Die Studie scheint nicht darauf ausgerichtet zu sein, eine Veränderung der Umweltpolitik herbeizuführen. Vielmehr sollen sich die USA militärisch auf Verteilungskriege vorbereiten, die als unabwendbar eingeschätzt werden. So werden die militärischen Folgen der Klimaveränderung besonders herausgestellt und etwa der Totalverlust der Stadt Den Haag eher nebensächlich erwähnt.

Welche konkreten Auswirkungen die Studie haben wird, ist derzeit noch völlig offen. Bislang war es die erklärte Politik der Bush-Administration, dem Wirtschaftswachstum Vorrang einzuräumen. So machte Washington nach 2000 beispielsweise den Weg für die Erschließung neuer Ölquellen und einen vermehrten CO2-Ausstoß der Industrie frei. Doch die USA sind hier keine Ausnahme. In ihrem Verkehrswegeplan präferiert die "rot-grüne" Bundesregierung die Ausweitung des extrem klimaschädlichen Flugverkehrs und die Förderung des Autoverkehrs gegenüber Bahn und Öffentlichem Personennahverkehr. In China ist sich die Regierung des Problems zwar inzwischen bewußt und investiert umfangreich in den Umweltschutz. Doch können diese Maßnahmen mit dem rasanten Wachstum der Industrie kaum Schritt halten.

Derweil fordert auch die deutsche Industrie weitere Lockerungen im Klimaschutz. So will das deutsche Kapital seine CO2-Mengen nicht, wie bislang versprochen, bis 2012 um 45 Millionen Tonnen gegenüber 1998 verringern, sondern noch um 50 Millionen Tonnen steigern.
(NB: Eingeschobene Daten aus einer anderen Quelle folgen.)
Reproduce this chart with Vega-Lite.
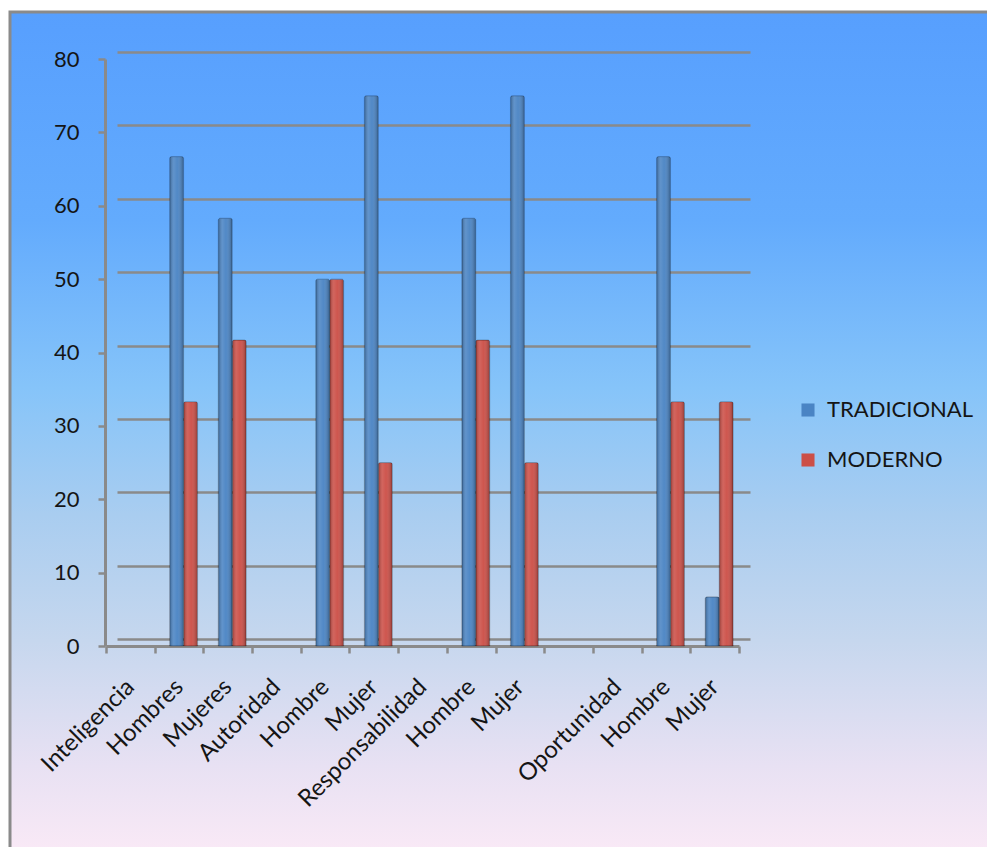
{
  "$schema": "https://vega.github.io/schema/vega-lite/v6.json",
  "width": 980,
  "height": 838,
  "autosize": {"type": "none"},
  "padding": {"left": 10, "top": 12, "right": -3, "bottom": -3},
  "background": "white",
  "config": {
    "view": {
      "fill": {
        "gradient": "linear", "x1": 0, "y1": 0, "x2": 0, "y2": 1,
        "stops": [
          {"offset": 0, "color": "#579ffe"},
          {"offset": 0.25, "color": "#63abfd"},
          {"offset": 0.45, "color": "#86c4f9"},
          {"offset": 0.6, "color": "#a9cdf0"},
          {"offset": 0.75, "color": "#c6d7ee"},
          {"offset": 0.9, "color": "#e8e1f3"},
          {"offset": 1, "color": "#f9e9f6"}
        ]
      },
      "stroke": "#8a8a8a",
      "strokeWidth": 3
    },
    "font": "Lato",
    "axis": {"labelFont": "Lato", "labelColor": "#151515"},
    "legend": {"labelFont": "Lato", "labelColor": "#151515"}
  },
  "data": {
    "values": [
      {"cat": "Hombres", "serie": "TRADICIONAL", "valor": 66.7},
      {"cat": "Hombres", "serie": "MODERNO", "valor": 33.3},
      {"cat": "Mujeres", "serie": "TRADICIONAL", "valor": 58.3},
      {"cat": "Mujeres", "serie": "MODERNO", "valor": 41.7},
      {"cat": "Hombre (Autoridad)", "serie": "TRADICIONAL", "valor": 50},
      {"cat": "Hombre (Autoridad)", "serie": "MODERNO", "valor": 50},
      {"cat": "Mujer (Autoridad)", "serie": "TRADICIONAL", "valor": 75},
      {"cat": "Mujer (Autoridad)", "serie": "MODERNO", "valor": 25},
      {"cat": "Hombre (Responsabilidad)", "serie": "TRADICIONAL", "valor": 58.3},
      {"cat": "Hombre (Responsabilidad)", "serie": "MODERNO", "valor": 41.7},
      {"cat": "Mujer (Responsabilidad)", "serie": "TRADICIONAL", "valor": 75},
      {"cat": "Mujer (Responsabilidad)", "serie": "MODERNO", "valor": 25},
      {"cat": "Hombre (Oportunidad)", "serie": "TRADICIONAL", "valor": 66.7},
      {"cat": "Hombre (Oportunidad)", "serie": "MODERNO", "valor": 33.3},
      {"cat": "Mujer (Oportunidad)", "serie": "TRADICIONAL", "valor": 6.7},
      {"cat": "Mujer (Oportunidad)", "serie": "MODERNO", "valor": 33.3}
    ]
  },
  "layer": [
    {
      "mark": {"type": "point", "opacity": 0},
      "encoding": {
        "x": {
          "field": "cat",
          "type": "nominal",
          "sort": null,
          "scale": {
            "domain": ["Inteligencia", "Hombres", "Mujeres", "Autoridad", "Hombre (Autoridad)", "Mujer (Autoridad)", "Responsabilidad", "Hombre (Responsabilidad)", "Mujer (Responsabilidad)", "vacío", "Oportunidad", "Hombre (Oportunidad)", "Mujer (Oportunidad)"],
            "range": [107, 740],
            "paddingInner": 0,
            "paddingOuter": 0
          },
          "axis": null
        },
        "y": {
          "field": "valor",
          "type": "quantitative",
          "scale": {"domain": [0, 80], "range": [627, 40], "nice": false},
          "axis": {
            "orient": "left",
            "title": null,
            "values": [0, 10, 20, 30, 40, 50, 60, 70, 80],
            "grid": true,
            "gridColor": "#8a8a8a",
            "gridWidth": 2.5,
            "domain": false,
            "ticks": false,
            "labels": false
          }
        }
      }
    },
    {
      "encoding": {
        "x": {
          "field": "cat",
          "type": "nominal",
          "sort": null,
          "scale": {
            "domain": ["Inteligencia", "Hombres", "Mujeres", "Autoridad", "Hombre (Autoridad)", "Mujer (Autoridad)", "Responsabilidad", "Hombre (Responsabilidad)", "Mujer (Responsabilidad)", "vacío", "Oportunidad", "Hombre (Oportunidad)", "Mujer (Oportunidad)"],
            "range": [96, 729],
            "paddingInner": 0,
            "paddingOuter": 0
          },
          "axis": {
            "orient": "bottom",
            "offset": -204,
            "title": null,
            "tickBand": "extent",
            "tickSize": 7,
            "tickColor": "#8a8a8a",
            "tickWidth": 2.5,
            "domainColor": "#8a8a8a",
            "domainWidth": 3,
            "grid": false,
            "labelAngle": -45,
            "labelAlign": "right",
            "labelBaseline": "middle",
            "labelFontSize": 24,
            "labelPadding": 30,
            "labelOverlap": false,
            "labelExpr": "isValid(datum.value) && datum.value != 'vacío' ? split(datum.value, ' (')[0] : ''"
          }
        },
        "xOffset": {
          "field": "serie",
          "type": "nominal",
          "scale": {"domain": ["TRADICIONAL", "MODERNO"], "paddingInner": 0, "paddingOuter": 0.74, "align": 0.72}
        },
        "y": {
          "field": "valor",
          "type": "quantitative",
          "scale": {"domain": [0, 80], "range": [634, 47], "nice": false},
          "axis": {
            "orient": "left",
            "offset": -95,
            "title": null,
            "values": [0, 10, 20, 30, 40, 50, 60, 70, 80],
            "tickSize": 7,
            "tickColor": "#8a8a8a",
            "tickWidth": 2.5,
            "domainColor": "#8a8a8a",
            "domainWidth": 3,
            "grid": false,
            "labelFontSize": 22,
            "labelPadding": 19
          }
        }
      },
      "layer": [
        {
          "mark": {"type": "bar", "cornerRadiusEnd": 2},
          "encoding": {
            "color": {
              "field": "serie",
              "type": "nominal",
              "scale": {"domain": ["TRADICIONAL", "MODERNO"], "range": ["#4a84c4", "#cc4f47"]},
              "legend": {
                "orient": "none",
                "legendX": 787,
                "legendY": 387,
                "title": null,
                "symbolType": "square",
                "symbolSize": 170,
                "symbolStrokeWidth": 0,
                "labelFontSize": 22,
                "labelOffset": 8,
                "rowPadding": 28
              }
            }
          }
        },
        {
          "mark": {
            "type": "bar",
            "cornerRadiusEnd": 2,
            "stroke": "rgba(0,0,0,0.22)",
            "strokeWidth": 1,
            "color": {
              "gradient": "linear", "x1": 0, "y1": 0, "x2": 1, "y2": 0,
              "stops": [
                {"offset": 0, "color": "rgba(0,0,0,0.28)"},
                {"offset": 0.3, "color": "rgba(255,255,255,0.12)"},
                {"offset": 0.55, "color": "rgba(255,255,255,0.04)"},
                {"offset": 1, "color": "rgba(0,0,0,0.3)"}
              ]
            }
          }
        }
      ]
    }
  ],
  "resolve": {"scale": {"x": "independent", "y": "independent"}}
}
Bestätigt wird die Studie durch Berechnungen des russischen Militärs, das sich ebenfalls mit dem Klimawandel beschäftigt. Die Internet-Zeitung russland.ru zitiert eine nicht näher beschriebene Computersimulation der weiteren Klimaveränderung. Demnach müßten weite Teile des Nordens aufgegeben werden. Ein geregelter Zugriff auf die natürlichen Ressourcen des Landes sei nicht mehr gewährleistet, was wiederum Zusammenbruchsszenarien für die Zentren des Landes nach sich zöge. Moskau und Petersburg würden unter der Last der Flüchtlingsströme zusammenbrechen.

Umgehend begrüßt wurde das Pentagon-Papier vom Bundesverband Erneuerbarer Energie (BEE). Dessen Präsident, Johannes Lackmann, sprach vom "Katastrophenpotential der Zukunft". Der Zeitdruck auf Öl, Kohle und Kernenergie steige, so Lackmann in einer ersten Reaktion. Der Vorsitzende des BDI-Energieausschusses, Werner Marnette, forderte dagegen eine deutsche Energiepolitik "aus einem Guß". Gegenwärtig sei diese "zu sehr" auf die Ökologie ausgerichtet, so der Lobbyist.

Nach Meinung von Rob Gueterbock von Greenpeace leugnet Bush den Klimawandel nach wie vor, während seine Planer im Pentagon ganz andere Szenarien entwerfen. Dies sei "sehr beunruhigend". Immerhin wird durch die Studie die Klimaveränderung nun nicht mehr als hypothetische Diskussion unter rein moralischen Gesichtspunkten betrachtet. Die Klimaveränderung wird vom Pentagon als massives Problem der nationalen Sicherheit bezeichnet. Vermutlich wird dies in der Zukunft als Begründung für eine weitere Militarisierung der US-amerikanischen und europäischen Außenpolitik dienen. Die Studie liefert jedoch auch Argumentations-Material gegen die auf reine Profitmaximierung ausgerichtete Industrie und das politische System, das ihr freie Hand läßt.